→ What this task involves:
The listing below holds a line with "Output the Python" and a later line with "intake_square_err = [0.0, 1.7, 1.8, 2.1, 2.0, 2.2, 2.6, 2.7]". Write out those two lines and every line between them, exactly, and nothing else.

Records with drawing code
◇ ◇ ◇ ◇ ◇ ◇ ◇

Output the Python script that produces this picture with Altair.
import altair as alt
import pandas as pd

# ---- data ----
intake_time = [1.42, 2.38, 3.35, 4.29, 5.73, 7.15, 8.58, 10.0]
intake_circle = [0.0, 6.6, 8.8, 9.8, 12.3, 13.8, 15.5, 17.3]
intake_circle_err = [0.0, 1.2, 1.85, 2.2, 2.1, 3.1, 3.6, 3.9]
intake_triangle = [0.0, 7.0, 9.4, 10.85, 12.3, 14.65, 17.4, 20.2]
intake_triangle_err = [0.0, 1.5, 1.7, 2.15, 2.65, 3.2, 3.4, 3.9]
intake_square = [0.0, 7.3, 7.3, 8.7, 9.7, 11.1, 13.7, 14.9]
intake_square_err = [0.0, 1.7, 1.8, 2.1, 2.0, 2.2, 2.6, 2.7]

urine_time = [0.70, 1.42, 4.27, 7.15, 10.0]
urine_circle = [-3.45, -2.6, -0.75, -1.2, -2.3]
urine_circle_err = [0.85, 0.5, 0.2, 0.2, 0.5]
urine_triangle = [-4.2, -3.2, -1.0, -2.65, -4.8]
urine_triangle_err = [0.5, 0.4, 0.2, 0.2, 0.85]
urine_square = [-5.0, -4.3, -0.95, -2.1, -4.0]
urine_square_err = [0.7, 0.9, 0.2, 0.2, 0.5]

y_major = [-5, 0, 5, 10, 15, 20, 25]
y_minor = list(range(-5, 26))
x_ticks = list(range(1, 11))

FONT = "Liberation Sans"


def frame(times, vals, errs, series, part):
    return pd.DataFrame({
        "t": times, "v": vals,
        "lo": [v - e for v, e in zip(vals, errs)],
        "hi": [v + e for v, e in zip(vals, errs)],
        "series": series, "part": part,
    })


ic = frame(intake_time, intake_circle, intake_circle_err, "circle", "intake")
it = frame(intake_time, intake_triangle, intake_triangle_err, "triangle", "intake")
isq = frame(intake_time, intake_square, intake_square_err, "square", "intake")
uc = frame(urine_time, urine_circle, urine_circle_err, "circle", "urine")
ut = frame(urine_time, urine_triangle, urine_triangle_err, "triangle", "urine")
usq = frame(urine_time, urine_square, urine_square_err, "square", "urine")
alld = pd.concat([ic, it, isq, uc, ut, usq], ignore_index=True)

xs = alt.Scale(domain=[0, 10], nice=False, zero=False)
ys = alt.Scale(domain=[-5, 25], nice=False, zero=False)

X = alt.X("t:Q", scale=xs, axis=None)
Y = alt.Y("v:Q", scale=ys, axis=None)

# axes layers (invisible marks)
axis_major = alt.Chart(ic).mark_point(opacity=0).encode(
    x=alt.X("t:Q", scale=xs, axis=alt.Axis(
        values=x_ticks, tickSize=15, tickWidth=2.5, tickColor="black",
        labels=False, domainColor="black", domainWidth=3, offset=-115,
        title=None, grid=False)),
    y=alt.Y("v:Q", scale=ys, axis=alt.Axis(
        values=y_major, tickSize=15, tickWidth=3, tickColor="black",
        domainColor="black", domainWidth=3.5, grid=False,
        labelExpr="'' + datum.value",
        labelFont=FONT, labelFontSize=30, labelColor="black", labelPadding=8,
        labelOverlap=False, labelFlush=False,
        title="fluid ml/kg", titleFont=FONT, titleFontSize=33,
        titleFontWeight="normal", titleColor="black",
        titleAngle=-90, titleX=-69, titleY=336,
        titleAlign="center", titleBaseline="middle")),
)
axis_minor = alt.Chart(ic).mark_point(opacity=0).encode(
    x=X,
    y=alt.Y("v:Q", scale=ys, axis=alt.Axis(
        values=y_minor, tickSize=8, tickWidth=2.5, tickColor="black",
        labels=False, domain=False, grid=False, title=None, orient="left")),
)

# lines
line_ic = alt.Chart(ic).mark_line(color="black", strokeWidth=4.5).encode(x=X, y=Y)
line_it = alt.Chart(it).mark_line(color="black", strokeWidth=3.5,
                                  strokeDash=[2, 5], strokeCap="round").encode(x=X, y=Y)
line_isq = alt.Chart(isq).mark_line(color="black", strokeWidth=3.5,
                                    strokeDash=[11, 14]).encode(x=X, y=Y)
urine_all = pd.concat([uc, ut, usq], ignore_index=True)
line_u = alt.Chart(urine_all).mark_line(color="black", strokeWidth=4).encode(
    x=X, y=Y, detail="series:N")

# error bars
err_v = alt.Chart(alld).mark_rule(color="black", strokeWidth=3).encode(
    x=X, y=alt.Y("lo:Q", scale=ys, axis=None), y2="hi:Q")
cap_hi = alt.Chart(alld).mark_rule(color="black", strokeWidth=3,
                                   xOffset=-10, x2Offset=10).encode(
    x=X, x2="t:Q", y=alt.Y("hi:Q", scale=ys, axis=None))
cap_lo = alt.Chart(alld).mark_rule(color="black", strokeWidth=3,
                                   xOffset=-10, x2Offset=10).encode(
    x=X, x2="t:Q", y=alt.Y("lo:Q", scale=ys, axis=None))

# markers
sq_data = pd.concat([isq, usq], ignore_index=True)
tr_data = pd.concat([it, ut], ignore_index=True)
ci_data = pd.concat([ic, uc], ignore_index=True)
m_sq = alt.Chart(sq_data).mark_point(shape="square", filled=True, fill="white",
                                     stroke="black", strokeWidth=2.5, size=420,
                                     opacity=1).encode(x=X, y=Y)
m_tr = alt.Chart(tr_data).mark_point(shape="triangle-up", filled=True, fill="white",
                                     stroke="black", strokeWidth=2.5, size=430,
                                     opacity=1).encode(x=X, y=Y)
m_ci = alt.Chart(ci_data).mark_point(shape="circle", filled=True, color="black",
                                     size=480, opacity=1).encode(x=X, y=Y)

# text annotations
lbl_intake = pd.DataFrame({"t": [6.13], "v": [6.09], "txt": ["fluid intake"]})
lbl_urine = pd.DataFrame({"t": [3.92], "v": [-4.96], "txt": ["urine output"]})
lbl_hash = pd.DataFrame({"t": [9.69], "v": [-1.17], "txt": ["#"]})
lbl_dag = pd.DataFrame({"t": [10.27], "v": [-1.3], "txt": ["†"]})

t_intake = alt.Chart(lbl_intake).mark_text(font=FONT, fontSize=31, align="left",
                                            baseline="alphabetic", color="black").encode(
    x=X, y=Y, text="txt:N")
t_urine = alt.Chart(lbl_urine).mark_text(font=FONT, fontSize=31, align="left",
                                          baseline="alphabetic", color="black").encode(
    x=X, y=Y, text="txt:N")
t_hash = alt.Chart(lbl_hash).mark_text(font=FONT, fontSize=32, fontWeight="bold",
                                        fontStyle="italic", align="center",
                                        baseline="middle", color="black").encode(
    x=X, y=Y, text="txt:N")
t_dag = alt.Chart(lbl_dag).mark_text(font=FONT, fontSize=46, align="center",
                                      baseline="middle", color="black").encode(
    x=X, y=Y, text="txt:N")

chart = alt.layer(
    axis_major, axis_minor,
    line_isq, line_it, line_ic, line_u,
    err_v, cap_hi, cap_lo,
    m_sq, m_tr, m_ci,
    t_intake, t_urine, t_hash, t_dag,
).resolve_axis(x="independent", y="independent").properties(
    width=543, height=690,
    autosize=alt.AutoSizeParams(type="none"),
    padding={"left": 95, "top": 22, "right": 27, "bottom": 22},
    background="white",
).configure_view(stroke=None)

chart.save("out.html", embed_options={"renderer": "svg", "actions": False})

◇ ◇ ◇ ◇ ◇ ◇ ◇

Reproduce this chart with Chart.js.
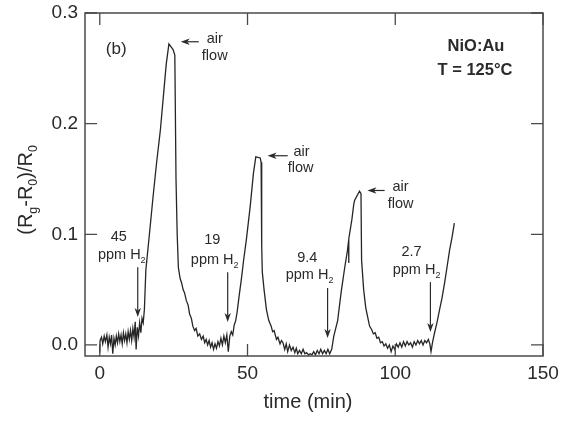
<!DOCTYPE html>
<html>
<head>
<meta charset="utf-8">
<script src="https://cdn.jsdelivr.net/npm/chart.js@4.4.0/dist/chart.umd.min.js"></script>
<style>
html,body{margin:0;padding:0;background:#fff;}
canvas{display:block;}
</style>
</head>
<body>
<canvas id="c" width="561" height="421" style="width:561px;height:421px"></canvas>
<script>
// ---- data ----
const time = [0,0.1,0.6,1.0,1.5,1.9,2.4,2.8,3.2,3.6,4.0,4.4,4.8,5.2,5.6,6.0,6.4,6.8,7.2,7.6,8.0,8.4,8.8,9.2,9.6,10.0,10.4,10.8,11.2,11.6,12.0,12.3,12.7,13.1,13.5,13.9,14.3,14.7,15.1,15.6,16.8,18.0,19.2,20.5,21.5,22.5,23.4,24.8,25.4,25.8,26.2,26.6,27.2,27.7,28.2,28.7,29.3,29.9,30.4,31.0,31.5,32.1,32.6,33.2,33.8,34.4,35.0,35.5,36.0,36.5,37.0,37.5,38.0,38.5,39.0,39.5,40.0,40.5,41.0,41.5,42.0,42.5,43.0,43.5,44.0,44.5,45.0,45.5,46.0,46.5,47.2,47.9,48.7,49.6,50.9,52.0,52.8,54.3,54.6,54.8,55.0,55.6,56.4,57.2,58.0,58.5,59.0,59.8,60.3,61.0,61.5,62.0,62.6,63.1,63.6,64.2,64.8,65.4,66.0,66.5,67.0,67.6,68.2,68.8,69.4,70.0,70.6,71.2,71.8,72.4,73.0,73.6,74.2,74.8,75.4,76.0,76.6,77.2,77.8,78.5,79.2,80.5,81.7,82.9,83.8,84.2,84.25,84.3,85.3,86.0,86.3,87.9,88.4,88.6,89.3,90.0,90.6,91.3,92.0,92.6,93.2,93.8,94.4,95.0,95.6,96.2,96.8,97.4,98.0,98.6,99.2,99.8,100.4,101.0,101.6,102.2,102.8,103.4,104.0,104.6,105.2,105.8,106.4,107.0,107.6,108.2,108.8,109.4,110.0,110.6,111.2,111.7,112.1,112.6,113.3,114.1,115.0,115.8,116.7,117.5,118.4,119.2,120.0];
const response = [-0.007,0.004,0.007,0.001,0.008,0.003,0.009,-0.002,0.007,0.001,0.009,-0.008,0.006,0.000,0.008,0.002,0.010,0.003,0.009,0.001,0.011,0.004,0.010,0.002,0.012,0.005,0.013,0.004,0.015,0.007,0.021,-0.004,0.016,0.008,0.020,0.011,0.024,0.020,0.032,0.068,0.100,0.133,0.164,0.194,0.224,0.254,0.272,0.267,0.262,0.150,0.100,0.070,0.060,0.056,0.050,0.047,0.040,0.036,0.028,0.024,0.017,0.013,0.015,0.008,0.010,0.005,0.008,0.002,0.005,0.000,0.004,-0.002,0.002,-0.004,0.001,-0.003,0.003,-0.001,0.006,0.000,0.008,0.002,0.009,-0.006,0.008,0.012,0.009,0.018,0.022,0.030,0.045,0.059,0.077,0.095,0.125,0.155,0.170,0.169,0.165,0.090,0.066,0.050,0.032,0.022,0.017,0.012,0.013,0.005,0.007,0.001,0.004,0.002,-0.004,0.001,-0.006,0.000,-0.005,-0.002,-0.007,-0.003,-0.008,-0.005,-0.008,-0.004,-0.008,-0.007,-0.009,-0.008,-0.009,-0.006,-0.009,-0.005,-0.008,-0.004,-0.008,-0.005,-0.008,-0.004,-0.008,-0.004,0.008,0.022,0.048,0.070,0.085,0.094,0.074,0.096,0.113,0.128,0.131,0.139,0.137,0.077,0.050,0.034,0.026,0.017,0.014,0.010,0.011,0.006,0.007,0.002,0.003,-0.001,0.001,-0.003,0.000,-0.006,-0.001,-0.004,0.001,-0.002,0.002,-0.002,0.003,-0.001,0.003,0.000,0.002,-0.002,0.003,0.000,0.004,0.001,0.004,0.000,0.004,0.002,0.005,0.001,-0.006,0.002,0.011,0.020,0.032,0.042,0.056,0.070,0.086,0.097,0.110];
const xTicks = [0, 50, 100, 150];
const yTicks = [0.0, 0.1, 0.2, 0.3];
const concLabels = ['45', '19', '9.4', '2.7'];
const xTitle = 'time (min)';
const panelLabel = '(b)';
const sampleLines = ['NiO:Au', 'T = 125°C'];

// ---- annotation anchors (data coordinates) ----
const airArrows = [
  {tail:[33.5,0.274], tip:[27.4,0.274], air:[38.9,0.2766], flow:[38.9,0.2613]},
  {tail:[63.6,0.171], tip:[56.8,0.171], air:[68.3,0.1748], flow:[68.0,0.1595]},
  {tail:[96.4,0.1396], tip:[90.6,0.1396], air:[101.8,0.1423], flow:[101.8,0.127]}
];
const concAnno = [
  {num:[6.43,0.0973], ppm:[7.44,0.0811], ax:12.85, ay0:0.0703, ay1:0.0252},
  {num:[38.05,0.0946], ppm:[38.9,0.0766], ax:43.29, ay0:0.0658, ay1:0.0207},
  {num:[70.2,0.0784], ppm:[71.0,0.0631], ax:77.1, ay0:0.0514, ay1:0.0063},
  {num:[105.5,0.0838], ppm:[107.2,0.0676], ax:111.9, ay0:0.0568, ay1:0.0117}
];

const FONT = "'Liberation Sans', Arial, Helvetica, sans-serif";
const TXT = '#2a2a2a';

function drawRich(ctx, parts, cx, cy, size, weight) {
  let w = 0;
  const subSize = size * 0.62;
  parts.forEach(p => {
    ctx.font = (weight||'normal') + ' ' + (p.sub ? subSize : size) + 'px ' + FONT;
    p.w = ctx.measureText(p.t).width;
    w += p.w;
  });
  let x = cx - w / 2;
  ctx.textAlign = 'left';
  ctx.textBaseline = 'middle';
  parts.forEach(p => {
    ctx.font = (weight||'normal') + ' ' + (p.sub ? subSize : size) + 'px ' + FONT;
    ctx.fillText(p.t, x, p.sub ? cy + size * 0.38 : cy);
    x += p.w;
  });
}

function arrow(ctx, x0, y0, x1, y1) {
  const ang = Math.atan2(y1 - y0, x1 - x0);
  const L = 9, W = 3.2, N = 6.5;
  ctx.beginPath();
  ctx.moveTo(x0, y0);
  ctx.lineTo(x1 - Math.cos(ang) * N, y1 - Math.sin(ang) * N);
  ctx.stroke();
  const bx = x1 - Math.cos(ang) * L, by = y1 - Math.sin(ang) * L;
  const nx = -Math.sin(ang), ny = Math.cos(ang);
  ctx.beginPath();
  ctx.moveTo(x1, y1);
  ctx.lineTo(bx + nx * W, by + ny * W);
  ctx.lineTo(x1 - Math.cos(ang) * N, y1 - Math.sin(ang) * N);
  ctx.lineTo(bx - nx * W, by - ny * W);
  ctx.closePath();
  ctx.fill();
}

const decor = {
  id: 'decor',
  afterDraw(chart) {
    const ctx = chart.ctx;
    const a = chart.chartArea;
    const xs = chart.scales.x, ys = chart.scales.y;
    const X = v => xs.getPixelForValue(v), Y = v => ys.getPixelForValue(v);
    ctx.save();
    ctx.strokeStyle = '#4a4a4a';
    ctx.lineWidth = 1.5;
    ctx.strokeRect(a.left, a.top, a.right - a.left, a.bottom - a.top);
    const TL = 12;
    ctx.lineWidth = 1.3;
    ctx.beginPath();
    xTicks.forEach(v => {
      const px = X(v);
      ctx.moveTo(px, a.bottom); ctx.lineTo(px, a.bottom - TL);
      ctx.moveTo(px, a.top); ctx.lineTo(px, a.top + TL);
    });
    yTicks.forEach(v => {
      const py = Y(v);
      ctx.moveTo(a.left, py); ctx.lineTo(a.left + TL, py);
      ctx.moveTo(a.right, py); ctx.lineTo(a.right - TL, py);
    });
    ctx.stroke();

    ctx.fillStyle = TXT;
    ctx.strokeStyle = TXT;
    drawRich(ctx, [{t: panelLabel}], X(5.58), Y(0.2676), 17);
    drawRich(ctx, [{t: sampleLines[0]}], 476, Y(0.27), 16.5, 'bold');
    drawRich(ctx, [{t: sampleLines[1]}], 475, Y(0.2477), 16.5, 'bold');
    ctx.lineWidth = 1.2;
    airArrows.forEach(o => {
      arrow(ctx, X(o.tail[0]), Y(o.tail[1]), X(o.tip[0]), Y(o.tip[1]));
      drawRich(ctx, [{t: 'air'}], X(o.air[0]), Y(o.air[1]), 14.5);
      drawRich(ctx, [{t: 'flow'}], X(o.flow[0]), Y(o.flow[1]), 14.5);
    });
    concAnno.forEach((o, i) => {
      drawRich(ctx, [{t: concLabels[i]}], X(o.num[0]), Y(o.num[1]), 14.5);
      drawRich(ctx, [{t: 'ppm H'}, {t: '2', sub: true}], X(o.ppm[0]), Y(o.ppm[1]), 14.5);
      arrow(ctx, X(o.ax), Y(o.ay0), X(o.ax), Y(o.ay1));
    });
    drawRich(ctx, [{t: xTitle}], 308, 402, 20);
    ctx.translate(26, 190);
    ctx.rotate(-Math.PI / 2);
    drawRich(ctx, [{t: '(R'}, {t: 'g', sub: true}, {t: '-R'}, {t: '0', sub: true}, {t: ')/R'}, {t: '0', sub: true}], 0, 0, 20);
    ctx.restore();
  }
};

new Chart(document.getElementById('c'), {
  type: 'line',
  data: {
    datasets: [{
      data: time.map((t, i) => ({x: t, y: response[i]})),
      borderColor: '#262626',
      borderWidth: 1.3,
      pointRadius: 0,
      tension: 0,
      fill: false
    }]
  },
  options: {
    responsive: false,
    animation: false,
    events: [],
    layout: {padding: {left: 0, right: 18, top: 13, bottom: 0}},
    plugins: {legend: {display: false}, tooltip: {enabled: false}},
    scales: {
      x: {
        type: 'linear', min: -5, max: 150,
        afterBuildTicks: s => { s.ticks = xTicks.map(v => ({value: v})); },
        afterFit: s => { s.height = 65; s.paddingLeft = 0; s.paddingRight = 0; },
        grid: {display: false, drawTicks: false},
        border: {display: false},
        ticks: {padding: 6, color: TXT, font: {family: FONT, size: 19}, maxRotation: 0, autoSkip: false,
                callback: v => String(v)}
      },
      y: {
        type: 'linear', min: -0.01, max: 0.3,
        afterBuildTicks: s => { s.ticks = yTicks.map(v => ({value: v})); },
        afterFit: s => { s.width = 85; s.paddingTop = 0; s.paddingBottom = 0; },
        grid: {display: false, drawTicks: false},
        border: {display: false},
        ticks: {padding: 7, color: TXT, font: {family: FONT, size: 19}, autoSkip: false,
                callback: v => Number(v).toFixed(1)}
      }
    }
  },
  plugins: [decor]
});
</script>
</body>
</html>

◇ ◇ ◇ ◇ ◇ ◇ ◇

→ Task solution:
Output the Python script that produces this picture with Altair.
import altair as alt
import pandas as pd

# ---- data ----
intake_time = [1.42, 2.38, 3.35, 4.29, 5.73, 7.15, 8.58, 10.0]
intake_circle = [0.0, 6.6, 8.8, 9.8, 12.3, 13.8, 15.5, 17.3]
intake_circle_err = [0.0, 1.2, 1.85, 2.2, 2.1, 3.1, 3.6, 3.9]
intake_triangle = [0.0, 7.0, 9.4, 10.85, 12.3, 14.65, 17.4, 20.2]
intake_triangle_err = [0.0, 1.5, 1.7, 2.15, 2.65, 3.2, 3.4, 3.9]
intake_square = [0.0, 7.3, 7.3, 8.7, 9.7, 11.1, 13.7, 14.9]
intake_square_err = [0.0, 1.7, 1.8, 2.1, 2.0, 2.2, 2.6, 2.7]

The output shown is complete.